WHAT YOU SHOULD DO:
Exactly as written, quote every line that follows, skipping the images.
[begin RECORDED INFORMATION]
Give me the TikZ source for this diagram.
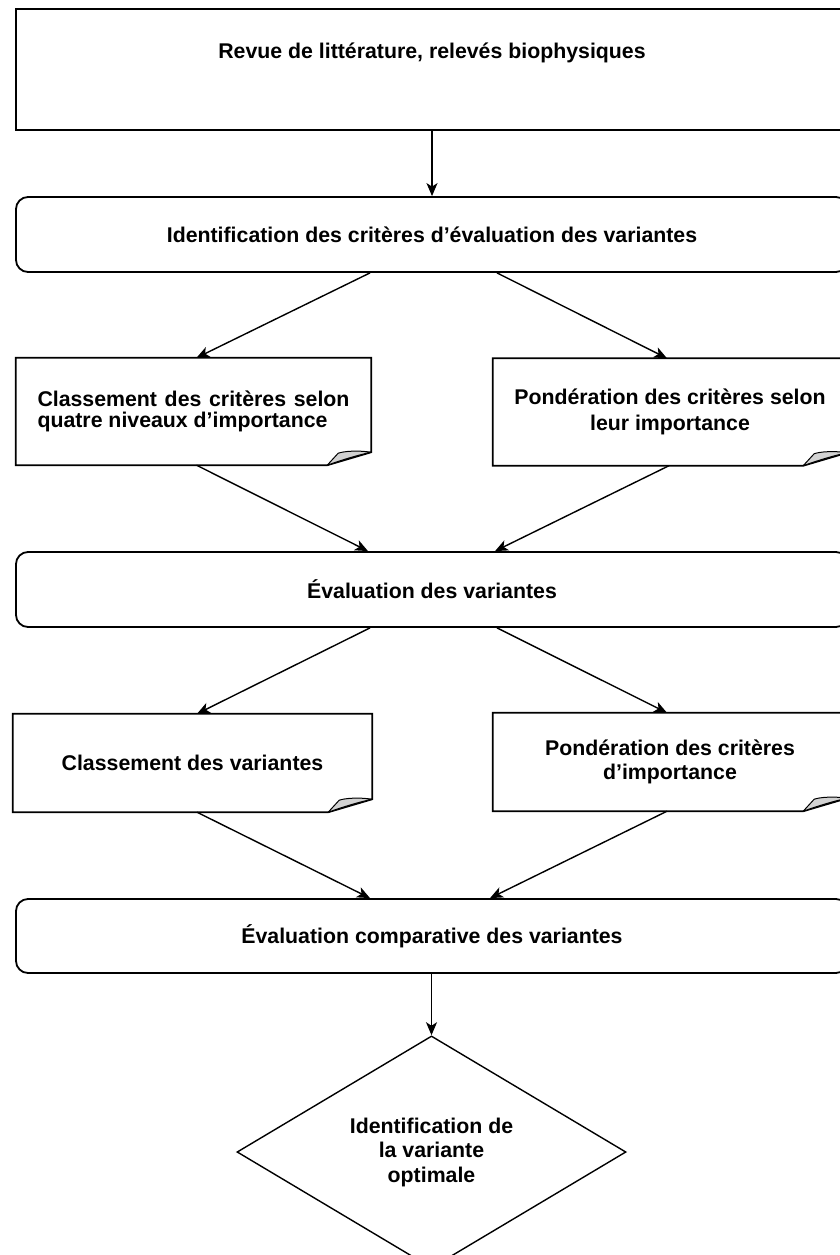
\documentclass[tikz,border=0pt]{standalone}
\usepackage{fontspec}
\setmainfont{Liberation Sans}
\usetikzlibrary{shapes.geometric,arrows.meta,calc}
\hyphenpenalty=10000
\exhyphenpenalty=10000
\newcommand\drawnote[1]{%
  \draw[boxline] (#1.north west) -- (#1.north east) -- ([yshift=13pt]#1.south east)
     -- ([xshift=-44pt]#1.south east) -- (#1.south west) -- cycle;
  \filldraw[fold] ([yshift=13pt]#1.south east)
     .. controls ([xshift=-14pt,yshift=15pt]#1.south east) and ([xshift=-27pt,yshift=14pt]#1.south east) ..
     ([xshift=-33pt,yshift=12pt]#1.south east) -- ([xshift=-44pt]#1.south east)
     .. controls ([xshift=-30pt,yshift=5pt]#1.south east) and ([xshift=-14pt,yshift=10pt]#1.south east) .. cycle;}
\begin{document}
\begin{tikzpicture}[x=1pt,y=-1pt,
  txt/.style={font=\bfseries\fontsize{21.3}{24.5}\selectfont},
  boxline/.style={line width=1.8pt, line join=miter},
  fold/.style={fill=gray!35, draw=black, line width=1pt, line join=round},
  arr/.style={line width=1.4pt, -{Stealth[length=13pt,width=11pt,inset=3.5pt]}},
  bigbox/.style={txt, draw, line width=1.8pt, minimum width=832pt, inner sep=0pt},
  rbox/.style={bigbox, rounded corners=12pt},
  notebox/.style={txt, inner sep=0pt, align=center}]
\useasboundingbox (0,0) rectangle (840,1255);
\clip (0,0) rectangle (840,1255);

\node[bigbox, minimum height=121pt, text height=50pt, text depth=71pt] (b1) at (432,69.5)
  {Revue de littérature, relevés biophysiques};
\node[rbox, minimum height=75pt] (b2) at (432,234.5)
  {Identification des critères d’évaluation des variantes};
\node[notebox, minimum width=355pt, minimum height=107pt, text width=312pt, align=justify,
  font=\bfseries\fontsize{21.3}{21}\selectfont] (c1) at (193.5,411.5)
  {Classement des critères selon quatre niveaux d’importance};
\node[notebox, minimum width=354pt, minimum height=107pt,
  font=\bfseries\fontsize{21.3}{25.5}\selectfont] (c2) at (670,412)
  {Pondération des critères selon\\leur importance};
\node[rbox, minimum height=75pt] (b3) at (432,589.5) {Évaluation des variantes};
\node[notebox, minimum width=359pt, minimum height=98pt] (d1) at (192.5,763)
  {Classement des variantes};
\node[notebox, minimum width=354pt, minimum height=98pt] (d2) at (670,762)
  {Pondération des critères\\d’importance};
\node[rbox, minimum height=74pt] (b4) at (432,936) {Évaluation comparative des variantes};
\node[txt, diamond, draw, line width=1.4pt, minimum width=389pt, minimum height=218pt,
  inner sep=0pt, align=center] (dm) at (431.5,1152)
  {Identification de\\la variante\\optimale};

\drawnote{c1}
\drawnote{c2}
\drawnote{d1}
\drawnote{d2}

\draw[arr] (b1.south) -- (b2.north);
\draw[arr] ([xshift=-62pt]b2.south) -- ([xshift=3pt]c1.north);
\draw[arr] ([xshift=65pt]b2.south) -- ([xshift=-3pt]c2.north);
\draw[arr] ([xshift=3pt]c1.south) -- ([xshift=-64pt]b3.north);
\draw[arr] ([xshift=-1pt]c2.south) -- ([xshift=63pt]b3.north);
\draw[arr] ([xshift=-62pt]b3.south) -- ([xshift=4.5pt]d1.north);
\draw[arr] ([xshift=65pt]b3.south) -- ([xshift=-3pt]d2.north);
\draw[arr] ([xshift=4.5pt]d1.south) -- ([xshift=-62pt]b4.north);
\draw[arr] ([xshift=-3pt]d2.south) -- ([xshift=58pt]b4.north);
\draw[arr] ([xshift=-0.5pt]b4.south) -- (dm.north);
\end{tikzpicture}
\end{document}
[end RECORDED INFORMATION]
RESULT FOR THIS EXERCISE:
Give me the TikZ source for this diagram.
\documentclass[tikz,border=0pt]{standalone}
\usepackage{fontspec}
\setmainfont{Liberation Sans}
\usetikzlibrary{shapes.geometric,arrows.meta,calc}
\hyphenpenalty=10000
\exhyphenpenalty=10000
\newcommand\drawnote[1]{%
  \draw[boxline] (#1.north west) -- (#1.north east) -- ([yshift=13pt]#1.south east)
     -- ([xshift=-44pt]#1.south east) -- (#1.south west) -- cycle;
  \filldraw[fold] ([yshift=13pt]#1.south east)
     .. controls ([xshift=-14pt,yshift=15pt]#1.south east) and ([xshift=-27pt,yshift=14pt]#1.south east) ..
     ([xshift=-33pt,yshift=12pt]#1.south east) -- ([xshift=-44pt]#1.south east)
     .. controls ([xshift=-30pt,yshift=5pt]#1.south east) and ([xshift=-14pt,yshift=10pt]#1.south east) .. cycle;}
\begin{document}
\begin{tikzpicture}[x=1pt,y=-1pt,
  txt/.style={font=\bfseries\fontsize{21.3}{24.5}\selectfont},
  boxline/.style={line width=1.8pt, line join=miter},
  fold/.style={fill=gray!35, draw=black, line width=1pt, line join=round},
  arr/.style={line width=1.4pt, -{Stealth[length=13pt,width=11pt,inset=3.5pt]}},
  bigbox/.style={txt, draw, line width=1.8pt, minimum width=832pt, inner sep=0pt},
  rbox/.style={bigbox, rounded corners=12pt},
  notebox/.style={txt, inner sep=0pt, align=center}]
\useasboundingbox (0,0) rectangle (840,1255);
\clip (0,0) rectangle (840,1255);

\node[bigbox, minimum height=121pt, text height=50pt, text depth=71pt] (b1) at (432,69.5)
  {Revue de littérature, relevés biophysiques};
\node[rbox, minimum height=75pt] (b2) at (432,234.5)
  {Identification des critères d’évaluation des variantes};
\node[notebox, minimum width=355pt, minimum height=107pt, text width=312pt, align=justify,
  font=\bfseries\fontsize{21.3}{21}\selectfont] (c1) at (193.5,411.5)
  {Classement des critères selon quatre niveaux d’importance};
\node[notebox, minimum width=354pt, minimum height=107pt,
  font=\bfseries\fontsize{21.3}{25.5}\selectfont] (c2) at (670,412)
  {Pondération des critères selon\\leur importance};
\node[rbox, minimum height=75pt] (b3) at (432,589.5) {Évaluation des variantes};
\node[notebox, minimum width=359pt, minimum height=98pt] (d1) at (192.5,763)
  {Classement des variantes};
\node[notebox, minimum width=354pt, minimum height=98pt] (d2) at (670,762)
  {Pondération des critères\\d’importance};
\node[rbox, minimum height=74pt] (b4) at (432,936) {Évaluation comparative des variantes};
\node[txt, diamond, draw, line width=1.4pt, minimum width=389pt, minimum height=218pt,
  inner sep=0pt, align=center] (dm) at (431.5,1152)
  {Identification de\\la variante\\optimale};

\drawnote{c1}
\drawnote{c2}
\drawnote{d1}
\drawnote{d2}

\draw[arr] (b1.south) -- (b2.north);
\draw[arr] ([xshift=-62pt]b2.south) -- ([xshift=3pt]c1.north);
\draw[arr] ([xshift=65pt]b2.south) -- ([xshift=-3pt]c2.north);
\draw[arr] ([xshift=3pt]c1.south) -- ([xshift=-64pt]b3.north);
\draw[arr] ([xshift=-1pt]c2.south) -- ([xshift=63pt]b3.north);
\draw[arr] ([xshift=-62pt]b3.south) -- ([xshift=4.5pt]d1.north);
\draw[arr] ([xshift=65pt]b3.south) -- ([xshift=-3pt]d2.north);
\draw[arr] ([xshift=4.5pt]d1.south) -- ([xshift=-62pt]b4.north);
\draw[arr] ([xshift=-3pt]d2.south) -- ([xshift=58pt]b4.north);
\draw[arr] ([xshift=-0.5pt]b4.south) -- (dm.north);
\end{tikzpicture}
\end{document}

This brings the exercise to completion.